>> begin The input
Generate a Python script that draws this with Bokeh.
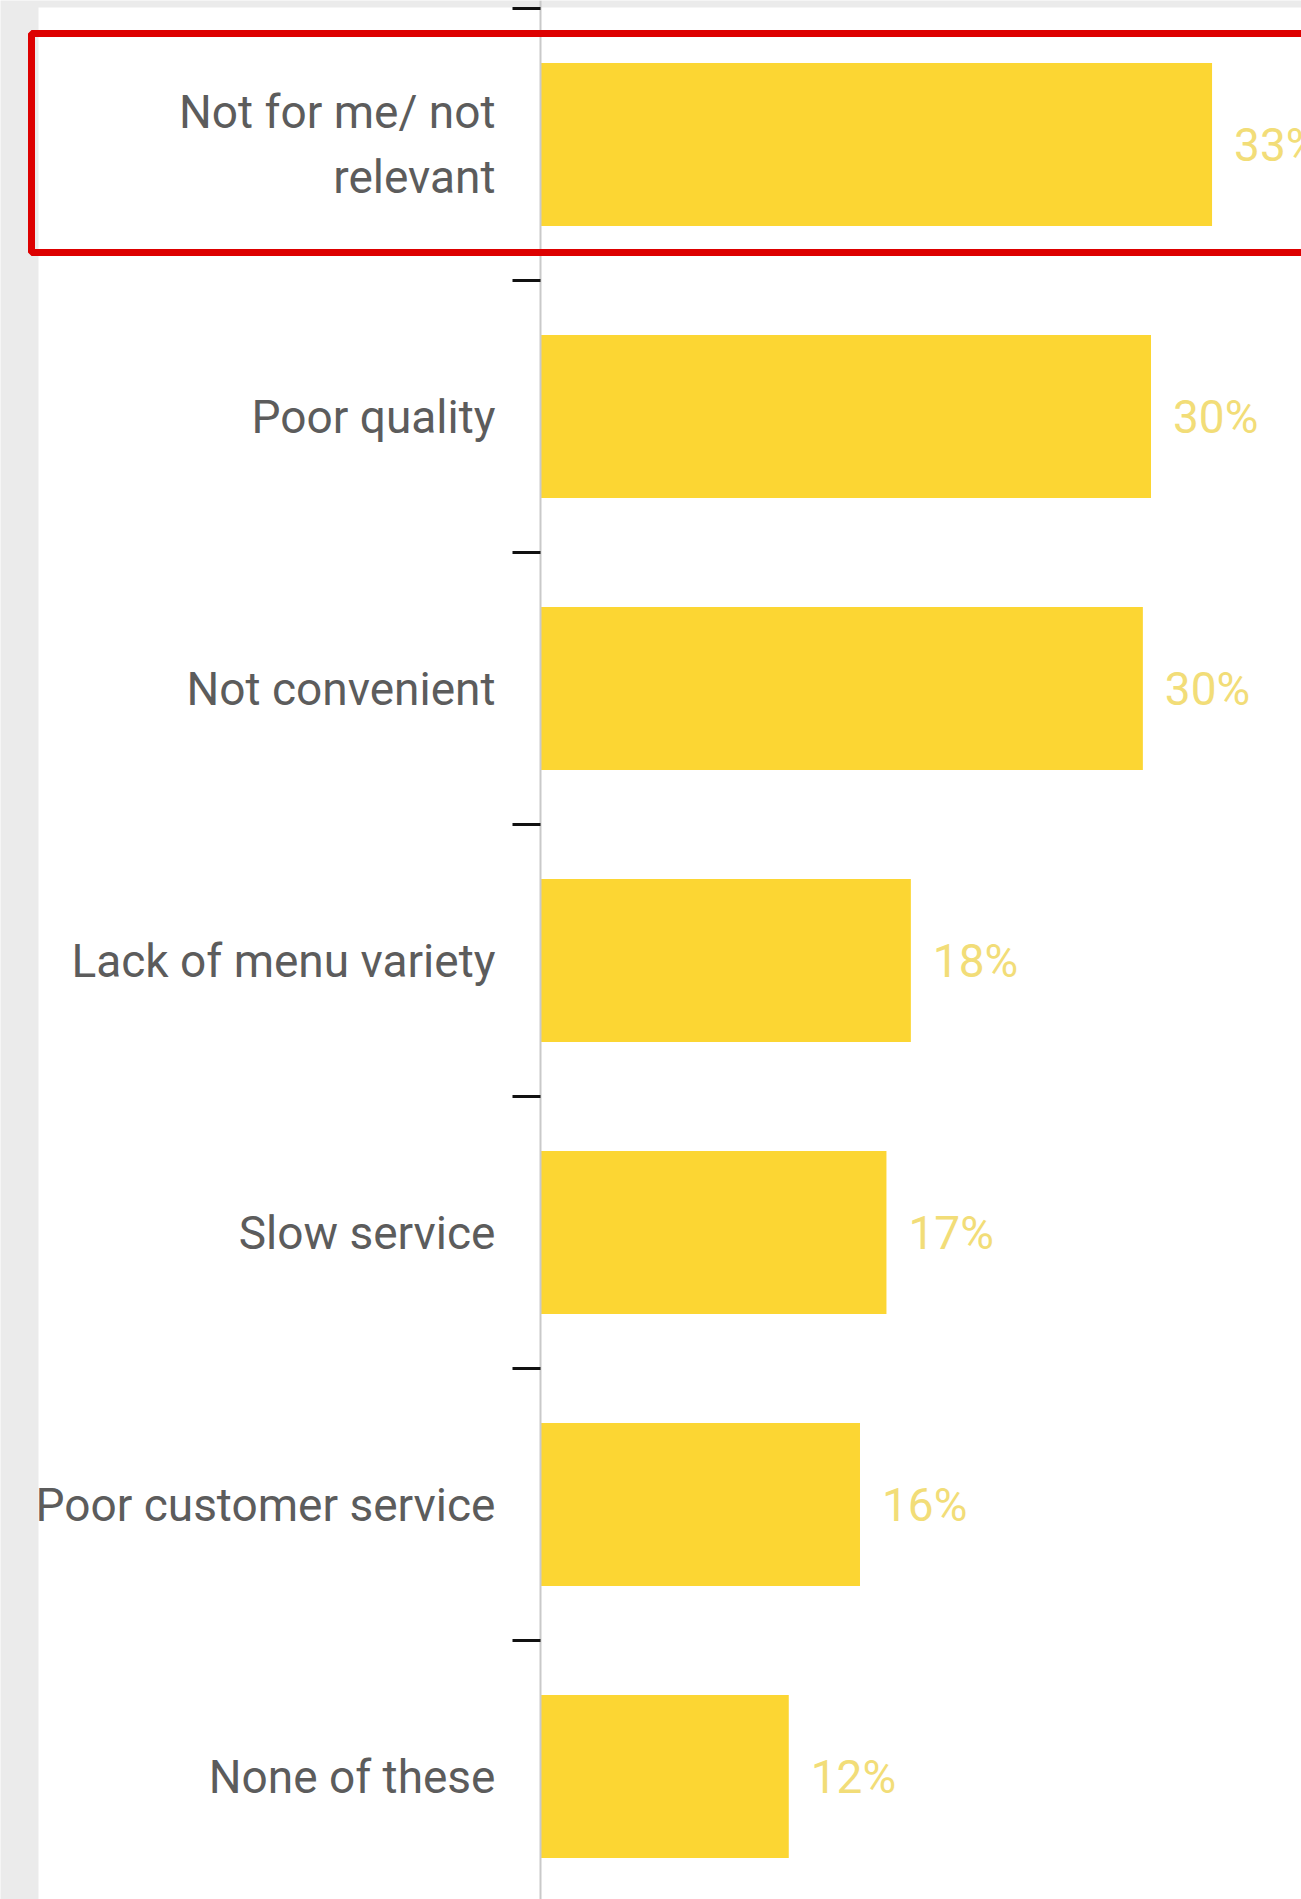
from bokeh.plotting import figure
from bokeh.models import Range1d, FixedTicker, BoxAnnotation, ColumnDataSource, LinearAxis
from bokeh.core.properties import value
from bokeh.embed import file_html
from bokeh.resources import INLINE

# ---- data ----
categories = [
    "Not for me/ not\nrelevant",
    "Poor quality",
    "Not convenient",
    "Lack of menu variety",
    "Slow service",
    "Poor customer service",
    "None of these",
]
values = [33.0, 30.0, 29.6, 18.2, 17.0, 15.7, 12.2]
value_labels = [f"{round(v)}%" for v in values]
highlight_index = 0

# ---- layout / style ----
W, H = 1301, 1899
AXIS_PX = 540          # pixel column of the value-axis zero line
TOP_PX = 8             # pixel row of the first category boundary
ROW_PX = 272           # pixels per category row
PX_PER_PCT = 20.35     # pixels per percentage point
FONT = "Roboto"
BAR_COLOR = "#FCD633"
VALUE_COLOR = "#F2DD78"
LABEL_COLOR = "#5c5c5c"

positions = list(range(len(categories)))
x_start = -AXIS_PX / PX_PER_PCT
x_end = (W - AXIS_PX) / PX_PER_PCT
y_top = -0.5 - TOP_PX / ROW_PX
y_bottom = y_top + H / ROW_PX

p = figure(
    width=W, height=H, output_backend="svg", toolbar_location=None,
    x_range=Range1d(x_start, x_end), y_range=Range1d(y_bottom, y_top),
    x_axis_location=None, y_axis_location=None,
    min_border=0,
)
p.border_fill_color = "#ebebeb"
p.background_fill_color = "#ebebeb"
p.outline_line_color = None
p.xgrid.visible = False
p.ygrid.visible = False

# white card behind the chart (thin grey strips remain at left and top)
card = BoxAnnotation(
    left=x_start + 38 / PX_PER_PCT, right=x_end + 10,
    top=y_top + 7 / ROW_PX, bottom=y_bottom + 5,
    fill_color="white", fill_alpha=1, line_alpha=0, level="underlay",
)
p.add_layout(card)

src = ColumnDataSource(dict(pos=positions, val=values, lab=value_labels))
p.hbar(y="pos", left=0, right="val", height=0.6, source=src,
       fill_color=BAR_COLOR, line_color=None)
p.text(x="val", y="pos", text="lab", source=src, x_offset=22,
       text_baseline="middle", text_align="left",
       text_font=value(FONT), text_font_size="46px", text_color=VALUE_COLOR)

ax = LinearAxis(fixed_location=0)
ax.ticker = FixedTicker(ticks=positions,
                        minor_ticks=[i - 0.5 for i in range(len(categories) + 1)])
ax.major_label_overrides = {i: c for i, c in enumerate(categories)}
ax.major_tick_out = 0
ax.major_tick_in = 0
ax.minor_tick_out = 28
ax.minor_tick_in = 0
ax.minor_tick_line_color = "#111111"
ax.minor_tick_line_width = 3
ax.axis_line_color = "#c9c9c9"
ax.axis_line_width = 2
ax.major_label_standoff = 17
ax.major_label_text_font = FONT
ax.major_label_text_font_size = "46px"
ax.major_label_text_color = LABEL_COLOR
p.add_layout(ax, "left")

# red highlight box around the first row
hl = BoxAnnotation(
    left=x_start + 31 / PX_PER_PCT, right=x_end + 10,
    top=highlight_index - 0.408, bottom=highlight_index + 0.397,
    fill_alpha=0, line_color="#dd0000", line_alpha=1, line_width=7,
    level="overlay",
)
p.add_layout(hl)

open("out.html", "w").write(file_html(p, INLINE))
>> end The input
>> begin The input
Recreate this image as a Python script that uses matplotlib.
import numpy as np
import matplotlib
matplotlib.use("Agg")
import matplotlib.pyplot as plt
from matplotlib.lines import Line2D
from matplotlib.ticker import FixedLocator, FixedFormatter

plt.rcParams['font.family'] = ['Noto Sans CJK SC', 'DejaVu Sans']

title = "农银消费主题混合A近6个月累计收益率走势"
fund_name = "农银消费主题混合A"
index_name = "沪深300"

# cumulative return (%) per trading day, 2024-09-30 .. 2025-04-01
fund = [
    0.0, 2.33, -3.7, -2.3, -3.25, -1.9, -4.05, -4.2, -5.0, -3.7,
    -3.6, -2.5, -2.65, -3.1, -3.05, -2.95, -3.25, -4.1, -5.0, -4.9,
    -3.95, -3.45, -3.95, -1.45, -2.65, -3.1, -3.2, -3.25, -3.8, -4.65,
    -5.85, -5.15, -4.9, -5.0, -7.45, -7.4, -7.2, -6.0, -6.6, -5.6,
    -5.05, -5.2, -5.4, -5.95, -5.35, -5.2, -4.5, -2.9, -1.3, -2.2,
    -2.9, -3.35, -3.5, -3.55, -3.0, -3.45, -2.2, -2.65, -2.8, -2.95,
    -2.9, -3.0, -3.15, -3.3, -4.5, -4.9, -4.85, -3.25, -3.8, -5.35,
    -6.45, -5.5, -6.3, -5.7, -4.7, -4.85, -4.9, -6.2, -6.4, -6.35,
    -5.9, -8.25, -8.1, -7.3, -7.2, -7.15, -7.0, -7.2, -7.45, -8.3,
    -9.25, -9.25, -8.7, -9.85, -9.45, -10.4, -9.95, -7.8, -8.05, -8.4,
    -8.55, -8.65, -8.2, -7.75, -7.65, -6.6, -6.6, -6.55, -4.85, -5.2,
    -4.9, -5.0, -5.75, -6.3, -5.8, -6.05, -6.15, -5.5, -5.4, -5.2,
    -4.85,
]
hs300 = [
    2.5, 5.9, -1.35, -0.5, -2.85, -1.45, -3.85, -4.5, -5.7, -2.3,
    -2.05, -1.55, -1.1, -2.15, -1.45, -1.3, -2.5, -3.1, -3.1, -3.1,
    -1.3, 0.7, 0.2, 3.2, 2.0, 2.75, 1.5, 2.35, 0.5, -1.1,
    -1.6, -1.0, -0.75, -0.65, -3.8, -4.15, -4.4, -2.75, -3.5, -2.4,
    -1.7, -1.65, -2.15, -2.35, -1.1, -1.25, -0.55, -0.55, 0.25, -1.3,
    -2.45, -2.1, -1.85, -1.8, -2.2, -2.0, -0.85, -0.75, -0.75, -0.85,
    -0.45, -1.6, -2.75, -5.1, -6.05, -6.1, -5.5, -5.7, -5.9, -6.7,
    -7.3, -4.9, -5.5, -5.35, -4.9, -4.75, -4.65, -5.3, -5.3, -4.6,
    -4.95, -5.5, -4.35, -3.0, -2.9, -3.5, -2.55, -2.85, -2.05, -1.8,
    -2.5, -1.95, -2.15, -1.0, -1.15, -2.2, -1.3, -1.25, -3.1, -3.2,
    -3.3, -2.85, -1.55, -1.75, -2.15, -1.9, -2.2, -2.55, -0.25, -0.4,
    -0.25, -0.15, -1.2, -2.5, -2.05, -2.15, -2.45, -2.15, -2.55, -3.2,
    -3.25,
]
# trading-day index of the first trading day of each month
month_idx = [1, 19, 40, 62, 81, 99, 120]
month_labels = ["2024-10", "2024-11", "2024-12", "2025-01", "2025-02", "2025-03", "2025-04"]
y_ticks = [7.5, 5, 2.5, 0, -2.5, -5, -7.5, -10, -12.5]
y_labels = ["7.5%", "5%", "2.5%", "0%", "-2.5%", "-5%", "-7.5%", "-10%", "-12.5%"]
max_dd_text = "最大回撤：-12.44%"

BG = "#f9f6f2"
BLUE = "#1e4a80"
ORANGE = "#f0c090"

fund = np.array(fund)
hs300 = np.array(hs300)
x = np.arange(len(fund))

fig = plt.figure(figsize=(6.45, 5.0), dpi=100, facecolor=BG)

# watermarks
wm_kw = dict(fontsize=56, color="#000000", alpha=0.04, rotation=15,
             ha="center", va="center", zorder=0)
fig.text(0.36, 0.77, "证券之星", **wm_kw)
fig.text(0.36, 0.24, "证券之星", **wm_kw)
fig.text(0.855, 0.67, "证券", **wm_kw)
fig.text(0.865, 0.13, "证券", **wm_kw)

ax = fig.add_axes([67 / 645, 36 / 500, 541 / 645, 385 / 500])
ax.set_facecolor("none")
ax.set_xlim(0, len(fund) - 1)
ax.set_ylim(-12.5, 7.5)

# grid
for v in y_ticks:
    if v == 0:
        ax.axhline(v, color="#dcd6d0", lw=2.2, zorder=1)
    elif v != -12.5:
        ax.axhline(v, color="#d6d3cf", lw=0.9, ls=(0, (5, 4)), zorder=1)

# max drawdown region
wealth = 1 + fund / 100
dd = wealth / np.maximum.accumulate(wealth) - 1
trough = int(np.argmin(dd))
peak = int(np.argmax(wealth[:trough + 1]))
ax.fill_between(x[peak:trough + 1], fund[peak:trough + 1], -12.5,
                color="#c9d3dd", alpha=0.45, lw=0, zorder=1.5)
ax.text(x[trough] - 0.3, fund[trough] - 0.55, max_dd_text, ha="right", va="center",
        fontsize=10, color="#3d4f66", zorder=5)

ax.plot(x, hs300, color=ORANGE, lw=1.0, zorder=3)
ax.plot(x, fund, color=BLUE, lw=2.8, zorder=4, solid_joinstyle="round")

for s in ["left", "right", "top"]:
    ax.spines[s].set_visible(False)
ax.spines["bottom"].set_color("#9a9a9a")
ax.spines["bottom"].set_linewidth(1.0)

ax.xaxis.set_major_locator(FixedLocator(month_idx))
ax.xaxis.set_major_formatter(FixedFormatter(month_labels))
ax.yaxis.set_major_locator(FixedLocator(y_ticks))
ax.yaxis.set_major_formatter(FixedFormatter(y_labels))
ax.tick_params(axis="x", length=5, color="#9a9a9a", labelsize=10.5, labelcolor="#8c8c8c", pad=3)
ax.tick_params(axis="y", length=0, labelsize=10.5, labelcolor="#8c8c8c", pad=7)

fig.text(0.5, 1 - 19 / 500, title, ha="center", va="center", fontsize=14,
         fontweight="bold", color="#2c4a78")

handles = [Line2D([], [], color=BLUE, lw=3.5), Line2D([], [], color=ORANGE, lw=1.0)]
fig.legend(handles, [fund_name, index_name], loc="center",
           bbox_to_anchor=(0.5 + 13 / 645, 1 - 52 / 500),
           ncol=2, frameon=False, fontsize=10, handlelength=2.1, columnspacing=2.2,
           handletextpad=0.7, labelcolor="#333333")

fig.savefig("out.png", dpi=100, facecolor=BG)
>> end The input
◆ **Aim**:
Transcribe only the lines above that start at the line containing "Generate a Python" and end at the line containing "p.add_layout(card)". Omit pictures.

◆ **Response for this exercise**:
Generate a Python script that draws this with Bokeh.
from bokeh.plotting import figure
from bokeh.models import Range1d, FixedTicker, BoxAnnotation, ColumnDataSource, LinearAxis
from bokeh.core.properties import value
from bokeh.embed import file_html
from bokeh.resources import INLINE

# ---- data ----
categories = [
    "Not for me/ not\nrelevant",
    "Poor quality",
    "Not convenient",
    "Lack of menu variety",
    "Slow service",
    "Poor customer service",
    "None of these",
]
values = [33.0, 30.0, 29.6, 18.2, 17.0, 15.7, 12.2]
value_labels = [f"{round(v)}%" for v in values]
highlight_index = 0

# ---- layout / style ----
W, H = 1301, 1899
AXIS_PX = 540          # pixel column of the value-axis zero line
TOP_PX = 8             # pixel row of the first category boundary
ROW_PX = 272           # pixels per category row
PX_PER_PCT = 20.35     # pixels per percentage point
FONT = "Roboto"
BAR_COLOR = "#FCD633"
VALUE_COLOR = "#F2DD78"
LABEL_COLOR = "#5c5c5c"

positions = list(range(len(categories)))
x_start = -AXIS_PX / PX_PER_PCT
x_end = (W - AXIS_PX) / PX_PER_PCT
y_top = -0.5 - TOP_PX / ROW_PX
y_bottom = y_top + H / ROW_PX

p = figure(
    width=W, height=H, output_backend="svg", toolbar_location=None,
    x_range=Range1d(x_start, x_end), y_range=Range1d(y_bottom, y_top),
    x_axis_location=None, y_axis_location=None,
    min_border=0,
)
p.border_fill_color = "#ebebeb"
p.background_fill_color = "#ebebeb"
p.outline_line_color = None
p.xgrid.visible = False
p.ygrid.visible = False

# white card behind the chart (thin grey strips remain at left and top)
card = BoxAnnotation(
    left=x_start + 38 / PX_PER_PCT, right=x_end + 10,
    top=y_top + 7 / ROW_PX, bottom=y_bottom + 5,
    fill_color="white", fill_alpha=1, line_alpha=0, level="underlay",
)
p.add_layout(card)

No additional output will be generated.